**SUPPLIED MATERIAL**
(begin)
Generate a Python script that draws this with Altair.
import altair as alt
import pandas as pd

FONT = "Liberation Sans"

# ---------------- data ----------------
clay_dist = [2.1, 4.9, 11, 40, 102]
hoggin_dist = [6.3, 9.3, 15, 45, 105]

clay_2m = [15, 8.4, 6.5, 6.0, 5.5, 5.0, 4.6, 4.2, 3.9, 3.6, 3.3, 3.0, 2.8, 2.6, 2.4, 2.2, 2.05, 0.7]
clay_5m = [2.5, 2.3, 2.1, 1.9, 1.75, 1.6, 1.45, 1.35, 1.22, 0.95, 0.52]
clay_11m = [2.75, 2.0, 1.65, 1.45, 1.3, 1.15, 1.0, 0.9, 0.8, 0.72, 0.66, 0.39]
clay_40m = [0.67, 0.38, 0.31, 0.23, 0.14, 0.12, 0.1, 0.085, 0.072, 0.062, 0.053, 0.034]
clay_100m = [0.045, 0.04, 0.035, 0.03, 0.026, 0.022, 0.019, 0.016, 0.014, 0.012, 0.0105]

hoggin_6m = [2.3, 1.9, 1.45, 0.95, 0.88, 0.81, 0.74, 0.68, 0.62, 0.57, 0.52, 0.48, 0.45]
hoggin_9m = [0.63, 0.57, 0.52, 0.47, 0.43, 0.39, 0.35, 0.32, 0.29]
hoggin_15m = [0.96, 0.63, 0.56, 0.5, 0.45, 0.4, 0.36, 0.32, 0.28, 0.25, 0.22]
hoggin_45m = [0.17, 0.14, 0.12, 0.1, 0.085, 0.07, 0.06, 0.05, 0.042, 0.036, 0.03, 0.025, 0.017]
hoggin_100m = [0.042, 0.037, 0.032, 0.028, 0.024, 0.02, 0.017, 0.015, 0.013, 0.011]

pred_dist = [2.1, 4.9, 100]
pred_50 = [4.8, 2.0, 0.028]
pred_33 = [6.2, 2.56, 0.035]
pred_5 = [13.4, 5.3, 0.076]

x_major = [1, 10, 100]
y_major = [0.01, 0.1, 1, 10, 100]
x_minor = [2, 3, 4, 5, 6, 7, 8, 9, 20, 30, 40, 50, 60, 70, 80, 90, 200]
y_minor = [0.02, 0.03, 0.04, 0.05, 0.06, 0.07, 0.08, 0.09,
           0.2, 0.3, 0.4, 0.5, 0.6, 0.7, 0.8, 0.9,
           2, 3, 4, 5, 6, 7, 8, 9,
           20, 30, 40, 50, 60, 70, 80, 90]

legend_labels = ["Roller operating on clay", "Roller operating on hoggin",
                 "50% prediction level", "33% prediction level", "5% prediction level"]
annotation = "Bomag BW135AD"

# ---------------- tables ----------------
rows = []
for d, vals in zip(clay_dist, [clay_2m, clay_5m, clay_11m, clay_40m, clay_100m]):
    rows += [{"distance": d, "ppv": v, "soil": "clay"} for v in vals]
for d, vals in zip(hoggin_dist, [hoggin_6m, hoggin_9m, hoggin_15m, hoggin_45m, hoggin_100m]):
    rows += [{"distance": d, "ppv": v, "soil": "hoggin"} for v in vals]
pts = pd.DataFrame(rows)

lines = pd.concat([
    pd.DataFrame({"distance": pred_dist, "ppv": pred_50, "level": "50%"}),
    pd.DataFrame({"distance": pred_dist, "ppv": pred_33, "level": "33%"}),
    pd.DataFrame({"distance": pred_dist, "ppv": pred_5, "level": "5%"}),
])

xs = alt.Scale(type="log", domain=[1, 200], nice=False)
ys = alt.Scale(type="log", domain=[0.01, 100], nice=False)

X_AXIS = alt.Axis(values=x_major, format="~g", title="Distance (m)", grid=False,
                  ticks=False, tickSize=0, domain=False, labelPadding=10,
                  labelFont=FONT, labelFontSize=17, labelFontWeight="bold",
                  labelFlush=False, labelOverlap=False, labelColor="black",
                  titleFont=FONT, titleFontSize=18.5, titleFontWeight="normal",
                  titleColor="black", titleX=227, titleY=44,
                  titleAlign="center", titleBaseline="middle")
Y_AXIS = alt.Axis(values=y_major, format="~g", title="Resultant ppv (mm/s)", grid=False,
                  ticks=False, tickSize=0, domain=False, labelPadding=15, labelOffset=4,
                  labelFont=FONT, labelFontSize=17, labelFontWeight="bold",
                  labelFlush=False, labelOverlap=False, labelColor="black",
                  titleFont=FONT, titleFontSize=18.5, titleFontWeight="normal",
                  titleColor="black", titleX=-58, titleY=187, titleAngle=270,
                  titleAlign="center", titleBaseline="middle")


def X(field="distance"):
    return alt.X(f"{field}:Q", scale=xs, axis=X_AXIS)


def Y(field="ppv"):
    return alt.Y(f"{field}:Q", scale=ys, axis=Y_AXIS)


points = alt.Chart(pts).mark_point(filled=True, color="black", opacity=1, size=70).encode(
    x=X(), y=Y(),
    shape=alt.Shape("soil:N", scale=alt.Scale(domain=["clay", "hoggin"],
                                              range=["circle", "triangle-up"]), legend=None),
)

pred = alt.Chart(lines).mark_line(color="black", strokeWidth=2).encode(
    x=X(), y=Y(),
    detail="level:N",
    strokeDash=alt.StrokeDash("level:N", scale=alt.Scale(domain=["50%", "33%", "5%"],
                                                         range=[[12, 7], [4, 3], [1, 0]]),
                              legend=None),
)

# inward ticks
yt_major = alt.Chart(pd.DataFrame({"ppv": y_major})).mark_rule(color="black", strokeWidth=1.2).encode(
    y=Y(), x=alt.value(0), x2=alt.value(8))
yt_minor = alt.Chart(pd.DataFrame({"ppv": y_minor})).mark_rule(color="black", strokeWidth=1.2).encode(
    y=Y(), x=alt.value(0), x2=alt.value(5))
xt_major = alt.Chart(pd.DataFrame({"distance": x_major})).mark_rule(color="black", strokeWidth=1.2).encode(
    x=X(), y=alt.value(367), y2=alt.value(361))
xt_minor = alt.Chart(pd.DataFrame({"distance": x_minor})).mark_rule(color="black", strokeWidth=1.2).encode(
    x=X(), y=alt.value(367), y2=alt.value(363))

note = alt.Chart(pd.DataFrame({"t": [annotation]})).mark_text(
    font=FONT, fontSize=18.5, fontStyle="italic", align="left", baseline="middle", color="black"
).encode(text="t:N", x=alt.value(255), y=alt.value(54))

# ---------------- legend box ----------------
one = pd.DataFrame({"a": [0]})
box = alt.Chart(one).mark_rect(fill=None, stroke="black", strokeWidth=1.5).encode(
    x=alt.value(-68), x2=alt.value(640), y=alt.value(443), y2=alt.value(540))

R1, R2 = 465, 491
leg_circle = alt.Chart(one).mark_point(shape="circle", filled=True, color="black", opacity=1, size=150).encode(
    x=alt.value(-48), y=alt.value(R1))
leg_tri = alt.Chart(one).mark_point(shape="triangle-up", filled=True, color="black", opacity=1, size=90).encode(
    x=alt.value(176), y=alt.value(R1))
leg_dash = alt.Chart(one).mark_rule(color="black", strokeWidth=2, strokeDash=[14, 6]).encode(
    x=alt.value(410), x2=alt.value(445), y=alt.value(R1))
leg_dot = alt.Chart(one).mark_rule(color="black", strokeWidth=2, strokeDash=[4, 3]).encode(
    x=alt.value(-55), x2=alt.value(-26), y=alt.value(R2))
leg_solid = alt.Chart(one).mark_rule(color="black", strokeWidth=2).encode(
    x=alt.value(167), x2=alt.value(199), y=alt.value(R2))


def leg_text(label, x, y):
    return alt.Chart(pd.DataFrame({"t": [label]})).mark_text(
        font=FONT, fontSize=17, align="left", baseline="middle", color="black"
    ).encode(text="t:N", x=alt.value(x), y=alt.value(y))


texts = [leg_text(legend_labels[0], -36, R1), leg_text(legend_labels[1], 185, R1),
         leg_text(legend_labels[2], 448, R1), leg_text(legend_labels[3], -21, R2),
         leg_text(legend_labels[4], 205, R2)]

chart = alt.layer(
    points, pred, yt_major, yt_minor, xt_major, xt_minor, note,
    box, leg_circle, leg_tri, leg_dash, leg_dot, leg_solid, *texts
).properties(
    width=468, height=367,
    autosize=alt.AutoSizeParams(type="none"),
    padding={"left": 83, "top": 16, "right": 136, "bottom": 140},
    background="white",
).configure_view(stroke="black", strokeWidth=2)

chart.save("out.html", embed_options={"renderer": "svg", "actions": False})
(end)
What is needed is an exact copy of the lines from the start of the listing through the line where "hoggin_dist = [6.3, 9.3, 15, 45, 105]" sits, please, both end lines included and nothing more.

**WORKED ANSWER**
Generate a Python script that draws this with Altair.
import altair as alt
import pandas as pd

FONT = "Liberation Sans"

# ---------------- data ----------------
clay_dist = [2.1, 4.9, 11, 40, 102]
hoggin_dist = [6.3, 9.3, 15, 45, 105]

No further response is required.